The Financial Accounting Standards Board today approved an accounting change that would affect how tech companies recognize revenue related to hardware products that include software. The proposed change passed in a unanimous vote. Up to now, tech companies that sold products like cell phones would recognize the sale over a period of time. This change allows tech firms to record the hardware portion of those profits immediately.
The Wall Street Journal reported on this change this morning, prior to the vote. It provided some detail:
When devices combine hardware with software, the entire sale is generally treated as software under the current rules. Under the change, companies could recognize the hardware portion of the devices' revenue and the value of some software upfront; the rest of the software portion of the revenue would still be recognized gradually.
The example that WSJ uses is Apple's iPhone. Currently, Apple recognizes the sale of an iPhone over a two-year period, because that's how long it expects most customers use the device before buying another.
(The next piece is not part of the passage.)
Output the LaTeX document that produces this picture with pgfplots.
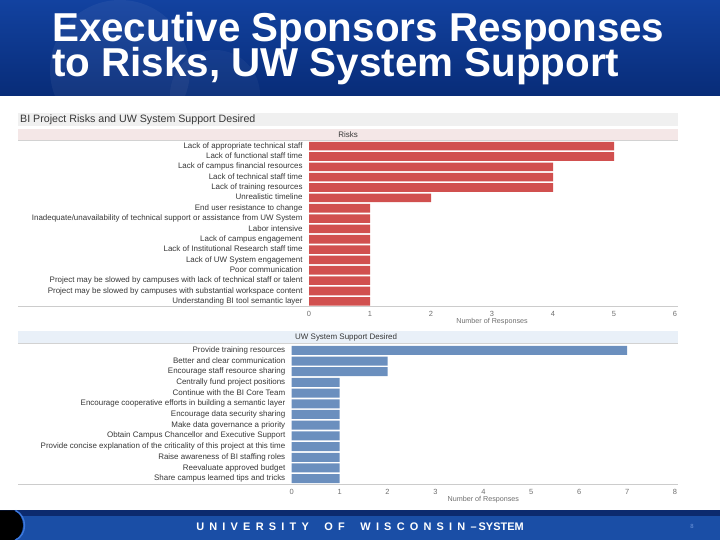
\documentclass[border=0pt]{standalone}
\usepackage{pgfplots}
\pgfplotsset{compat=1.18}
\usepackage{fontspec}
\setmainfont{Liberation Sans}

\definecolor{hdrtop}{RGB}{18,66,160}
\definecolor{hdrbot}{RGB}{8,44,120}
\definecolor{riskred}{RGB}{209,80,79}
\definecolor{supblue}{RGB}{107,143,190}
\definecolor{riskband}{RGB}{244,231,231}
\definecolor{supband}{RGB}{233,240,248}
\definecolor{ttlband}{RGB}{240,240,240}
\definecolor{lblgray}{RGB}{55,55,55}
\definecolor{tickgray}{RGB}{110,110,110}
\definecolor{footdark}{RGB}{12,42,110}
\definecolor{footblue}{RGB}{26,78,166}

\pgfplotsset{
  riskstyle/.style={
    scale only axis, xbar,
    axis line style={draw=none}, tick style={draw=none},
    y dir=reverse, ytick=data,
    /pgf/number format/assume math mode=true,
    yticklabel style={font=\fontsize{8}{8}\selectfont, text=lblgray, inner sep=0pt,
      text height=5.9bp, text depth=1.7bp, xshift=-2bp},
    xticklabel style={font=\fontsize{7.5}{8}\selectfont, text=tickgray, yshift=-1.5bp},
    xlabel={Number of Responses},
    xlabel style={font=\fontsize{7.2}{8}\selectfont, text=tickgray, at={(axis description cs:0.5,0)}, anchor=center},
  }
}

\newcommand{\gp}{\kern5.2bp}

\begin{document}
\begin{tikzpicture}[x=1bp,y=1bp]
\useasboundingbox (0,0) rectangle (720,540);

% header band
\shade[top color=hdrtop, bottom color=hdrbot] (0,444) rectangle (720,540);
\fill[white, opacity=0.05] (120,470) circle (70);
\fill[white, opacity=0.04] (215,445) circle (45);
\node[anchor=base west, inner sep=0, text=white, font=\fontsize{40.5}{40}\selectfont\bfseries] at (52,498) {Executive Sponsors Responses};
\node[anchor=base west, inner sep=0, text=white, font=\fontsize{40.5}{40}\selectfont\bfseries] at (52,463) {to Risks, UW System Support};

% dashboard title and section bands
\fill[ttlband] (18,414) rectangle (678,427);
\node[anchor=west, inner sep=0, text=lblgray, font=\fontsize{10.7}{11}\selectfont] at (20,420.5) {BI Project Risks and UW System Support Desired};
\fill[riskband] (18,399.5) rectangle (678,411);
\draw[gray!35, line width=0.5] (18,399.3) -- (678,399.3);
\node[inner sep=0, text=lblgray, font=\fontsize{8}{8}\selectfont] at (348,405.5) {Risks};

\fill[supband] (18,196.7) rectangle (678,209);
\draw[gray!35, line width=0.5] (18,196.5) -- (678,196.5);
\node[anchor=west, inner sep=0, text=lblgray, font=\fontsize{8}{8}\selectfont] at (295,203) {UW System Support Desired};

% baselines of the two bar panels
\draw[gray!40, line width=0.6] (18,233.5) -- (678,233.5);
\draw[gray!40, line width=0.6] (18,56) -- (678,56);

\begin{axis}[riskstyle,
    at={(309bp,233.5bp)}, anchor=south west,
    width=366bp, height=165.5bp,
    bar width=8.6bp,
    xmin=0, xmax=6, xtick={0,...,6},
    ymin=-0.5, ymax=15.5,
    xlabel style={yshift=-15.5bp},
    yticklabels={
      {Lack of appropriate technical staff},
      {Lack of functional staff time},
      {Lack of campus financial resources},
      {Lack of technical staff time},
      {Lack of training resources},
      {Unrealistic timeline},
      {End user resistance to change},
      {Inadequate/unavailability of technical support or assistance from UW System},
      {Labor intensive},
      {Lack of campus engagement},
      {Lack of Institutional Research staff time},
      {Lack of UW System engagement},
      {Poor communication},
      {Project may be slowed by campuses with lack of technical staff or talent},
      {Project may be slowed by campuses with substantial workspace content},
      {Understanding BI tool semantic layer}},
  ]
  \addplot[fill=riskred, draw=none] coordinates {
    (5,0) (5,1) (4,2) (4,3) (4,4) (2,5) (1,6) (1,7)
    (1,8) (1,9) (1,10) (1,11) (1,12) (1,13) (1,14) (1,15)
  };
\end{axis}

\begin{axis}[riskstyle,
    at={(291.7bp,56bp)}, anchor=south west,
    width=383.3bp, height=139bp,
    bar width=9bp,
    xmin=0, xmax=8, xtick={0,...,8},
    ymin=-0.5, ymax=12.5,
    xlabel style={yshift=-16bp},
    yticklabels={
      {Provide training resources},
      {Better and clear communication},
      {Encourage staff resource sharing},
      {Centrally fund project positions},
      {Continue with the BI Core Team},
      {Encourage cooperative efforts in building a semantic layer},
      {Encourage data security sharing},
      {Make data governance a priority},
      {Obtain Campus Chancellor and Executive Support},
      {Provide concise explanation of the criticality of this project at this time},
      {Raise awareness of BI staffing roles},
      {Reevaluate approved budget},
      {Share campus learned tips and tricks}},
  ]
  \addplot[fill=supblue, draw=none] coordinates {
    (7,0) (2,1) (2,2) (1,3) (1,4) (1,5) (1,6)
    (1,7) (1,8) (1,9) (1,10) (1,11) (1,12)
  };
\end{axis}

% footer band
\fill[footblue] (0,0) rectangle (720,29);
\fill[footdark] (0,24) rectangle (720,29.5);
\fill[black] (0,0) -- (14,0) .. controls (26,5) and (26,24) .. (14,29.5) -- (0,29.5) -- cycle;
\draw[color={rgb,255:red,60;green,120;blue,220}, line width=1.4] (15.5,0) .. controls (27.5,5) and (27.5,24) .. (15.5,29.5);
\node[inner sep=0, text=white, font=\fontsize{11}{11}\selectfont\bfseries] at (360,13) {U\gp N\gp I\gp V\gp E\gp R\gp S\gp I\gp T\gp Y\gp\gp\gp O\gp F\gp\gp\gp W\gp I\gp S\gp C\gp O\gp N\gp S\gp I\gp N\gp –\kern2bp SYSTEM};
\node[inner sep=0, text={rgb,255:red,110;green,150;blue,220}, font=\fontsize{6}{6}\selectfont] at (692,14) {8};
\end{tikzpicture}
\end{document}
Now, the hardware portion of the sale -- which likely accounts for the vast majority of revenue -- can be recognized immediately.
This will make a big difference in their reporting. WSJ explains:
As a result, Apple, in its quarter ended June 27, said its $8.34 billion in revenue would have been 17% higher and its $1.23 billion in earnings 58% higher if revenue was recognized all at once. Its iPhone business, which appears to comprise just 20% of its overall revenue under current accounting, is likely to be a much bigger portion after a rule change, analysts say. An Apple spokesman declined to comment on the rule change.
This change seems pretty sensible. When these hardware sales are paid for in full, the revenue really should be recognized immediately. The alternative doesn't make much sense, since these products are not really used up, have a definitive lifetime or require renewal. I think the rule provides clarity and will make it easier to see how a company's sales affect the bottom line from quarter to quarter.
However, the WSJ notes a downside:
Companies will be able to use their best estimates of the components' stand-alone sale prices in determining how the revenue gets allocated, but that could be tricky to determine because often the components aren't sold by themselves.
Accountants hate when firms have the discretion over reporting -- and for good reason: financial results should be as objective as possible. When companies can decide on numbers subjectively, results can be manipulated.
The Journal says that the rule is set to take effect in 2011, but some companies can adopt the rule sooner. So if you see sudden spikes in tech revenue from certain types of products in upcoming earnings announcements, this could be part of the reason why.